----- Listing -----

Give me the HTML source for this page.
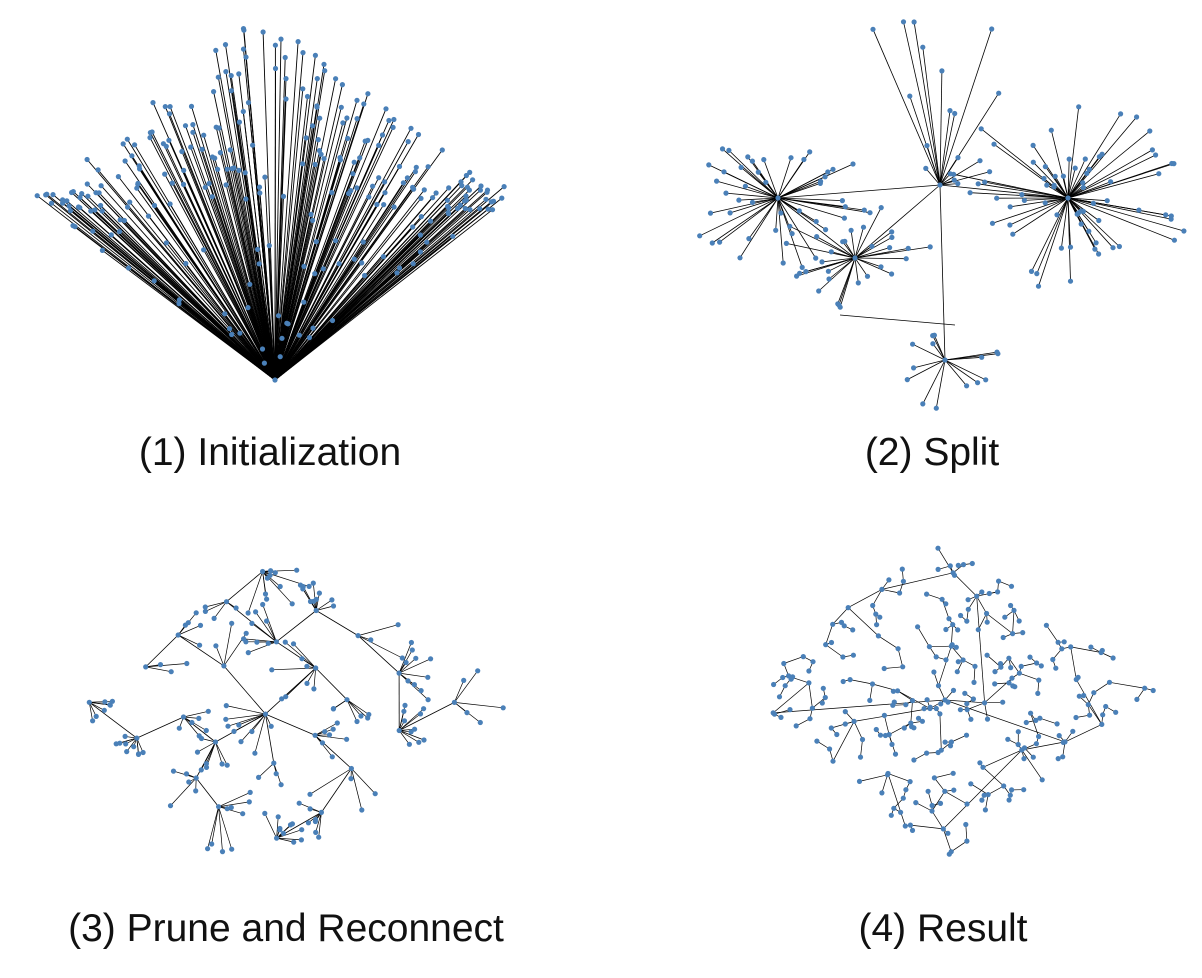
<!DOCTYPE html>
<html><head><meta charset="utf-8">
<style>
html,body{margin:0;padding:0;background:#fff;}
body{width:1202px;height:978px;position:relative;overflow:hidden;font-family:"Liberation Sans",sans-serif;}
svg{position:absolute;left:0;top:0;}
.lbl{position:absolute;font-size:39px;color:#111;white-space:nowrap;transform:translateX(-50%);}
</style></head><body>
<svg id="s" width="1202" height="978" xmlns="http://www.w3.org/2000/svg"></svg>
<div class="lbl" style="left:270px;top:431px">(1) Initialization</div>
<div class="lbl" style="left:932px;top:431px">(2) Split</div>
<div class="lbl" style="left:286px;top:907px">(3) Prune and Reconnect</div>
<div class="lbl" style="left:943px;top:907px">(4) Result</div>
<script>
var seed=12345;function R(){seed=(seed*1103515245+12345)%2147483648;return seed/2147483648;}
var L=[],D=[];
function line(a,b,w){L.push('<line x1="'+a[0].toFixed(1)+'" y1="'+a[1].toFixed(1)+'" x2="'+b[0].toFixed(1)+'" y2="'+b[1].toFixed(1)+'" stroke="#000" stroke-width="'+(w||0.8)+'"/>');}
function dot(p){D.push('<circle cx="'+p[0].toFixed(1)+'" cy="'+p[1].toFixed(1)+'" r="2.6" fill="#4a80b8"/>');}
function inQuad(p,q){var n=q.length;for(var i=0;i<n;i++){var a=q[i],b=q[(i+1)%n];var c=(b[0]-a[0])*(p[1]-a[1])-(b[1]-a[1])*(p[0]-a[0]);if(c<0)return false;}return true;}
function samp(q){var xs=q.map(a=>a[0]),ys=q.map(a=>a[1]);var x0=Math.min(...xs),x1=Math.max(...xs),y0=Math.min(...ys),y1=Math.max(...ys);for(;;){var p=[x0+R()*(x1-x0),y0+R()*(y1-y0)];if(inQuad(p,q))return p;}}
// panel1
var q1=[[35,200],[260,10],[505,195],[275,380]];
var ap=[275,380];
var P1=[];
for(var i=0;i<140;i++)P1.push(samp(q1));
for(var i=0;i<90;i++){var t=R();var a,b;if(R()<0.5){a=[35,200];b=[260,10];}else{a=[505,195];b=[260,10];}var p=[a[0]+(b[0]-a[0])*t,a[1]+(b[1]-a[1])*t];var s=0.7+R()*0.3;P1.push([ap[0]+(p[0]-ap[0])*s,ap[1]+(p[1]-ap[1])*s]);}
for(var i=0;i<40;i++){var c=R()<0.5?[45,203]:[495,198];P1.push([c[0]+(R()-0.5)*60*(c[0]<100?1:-1)+(c[0]<100?20:-20),c[1]+(R()-0.5)*25]);}
P1.forEach(function(p){line(ap,p,0.9);dot(p);});
dot(ap);
// panel2
var hubs=[[778,198],[855,258],[940,185],[1068,198],[945,360]];
var spec=[[45,80,55],[30,60,55],[18,180,40],[70,110,100],[14,45,25]];
hubs.forEach(function(h,k){var s=spec[k];for(var i=0;i<s[0];i++){var a=R()*Math.PI*2,r=20+R()*s[1];var p=[h[0]+Math.cos(a)*r*(k==2?0.4:1),h[1]+Math.sin(a)*r*(k==2?0.9:0.75)];if(k==2)p[1]=h[1]-R()*170;line(h,p,0.8);dot(p);}});
line(hubs[0],hubs[2]);line(hubs[2],hubs[3]);line(hubs[0],hubs[1]);line(hubs[1],hubs[2]);line(hubs[2],hubs[4]);line([840,315],[955,325]);
hubs.forEach(dot);
// panel3
var q3=[[55,705],[265,550],[485,700],[275,875]];
var H=[];
for(var gx=0;gx<5;gx++)for(var gy=0;gy<5;gy++){var u=(gx+0.3+R()*0.4)/5,v=(gy+0.3+R()*0.4)/5;
 var x=55+u*(265-55)+v*(485-265)- (0);var p=[ (1-u)*(1-v)*55+u*(1-v)*265+u*v*485+(1-u)*v*275, (1-u)*(1-v)*705+u*(1-v)*550+u*v*700+(1-u)*v*875];H.push(p);}
H.sort(function(a,b){return Math.hypot(a[0]-270,a[1]-700)-Math.hypot(b[0]-270,b[1]-700);});
H.forEach(function(h,i){if(i>0){var best=0,bd=1e9;for(var j=0;j<i;j++){var d=Math.hypot(H[j][0]-h[0],H[j][1]-h[1]);if(d<bd){bd=d;best=j;}}line(h,H[best]);}var n=3+Math.floor(R()*9);var rr=15+R()*35;var ang=R()*6.28;for(var k=0;k<n;k++){var a=ang+(R()-0.5)*2.5;var r=8+R()*rr;var p=[h[0]+Math.cos(a)*r,h[1]+Math.sin(a)*r];line(h,p,0.7);dot(p);}dot(h);});
// panel4
var q4=[[735,690],[940,540],[1165,685],[945,860]];
var P=[[945,700]];dot(P[0]);
for(var i=0;i<260;i++){var p=samp(q4);var best=0,bd=1e9;for(var j=0;j<P.length;j++){var d=Math.hypot(P[j][0]-p[0],P[j][1]-p[1]);if(d<bd){bd=d;best=j;}}line(p,P[best],0.7);P.push(p);dot(p);}
document.getElementById('s').innerHTML=L.join('')+D.join('');
</script>
</body></html>
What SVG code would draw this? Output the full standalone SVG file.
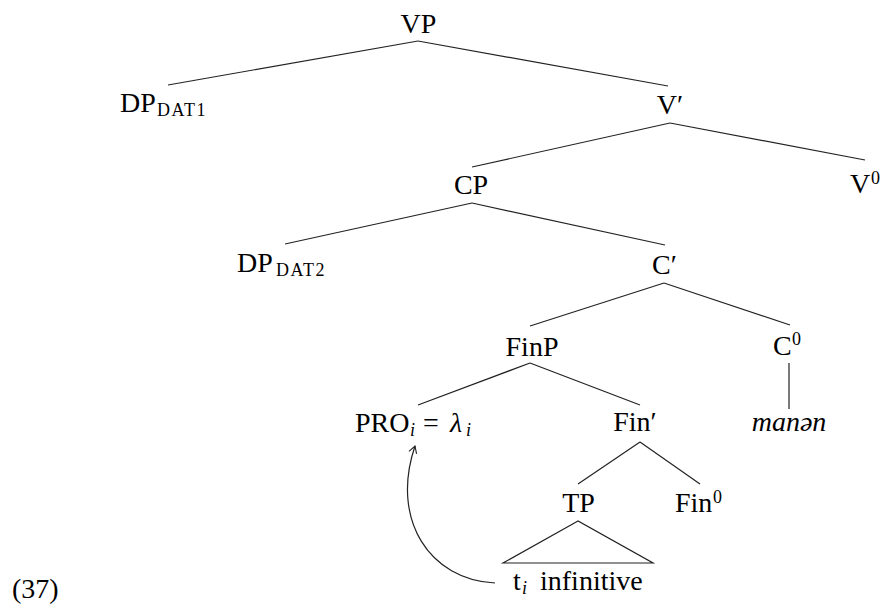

-----

• [What the task asks]
Locate the lines above that contain "this" and copy them.

• [Response]
Give me the HTML source for this page.
What SVG code would draw this? Output the full standalone SVG file.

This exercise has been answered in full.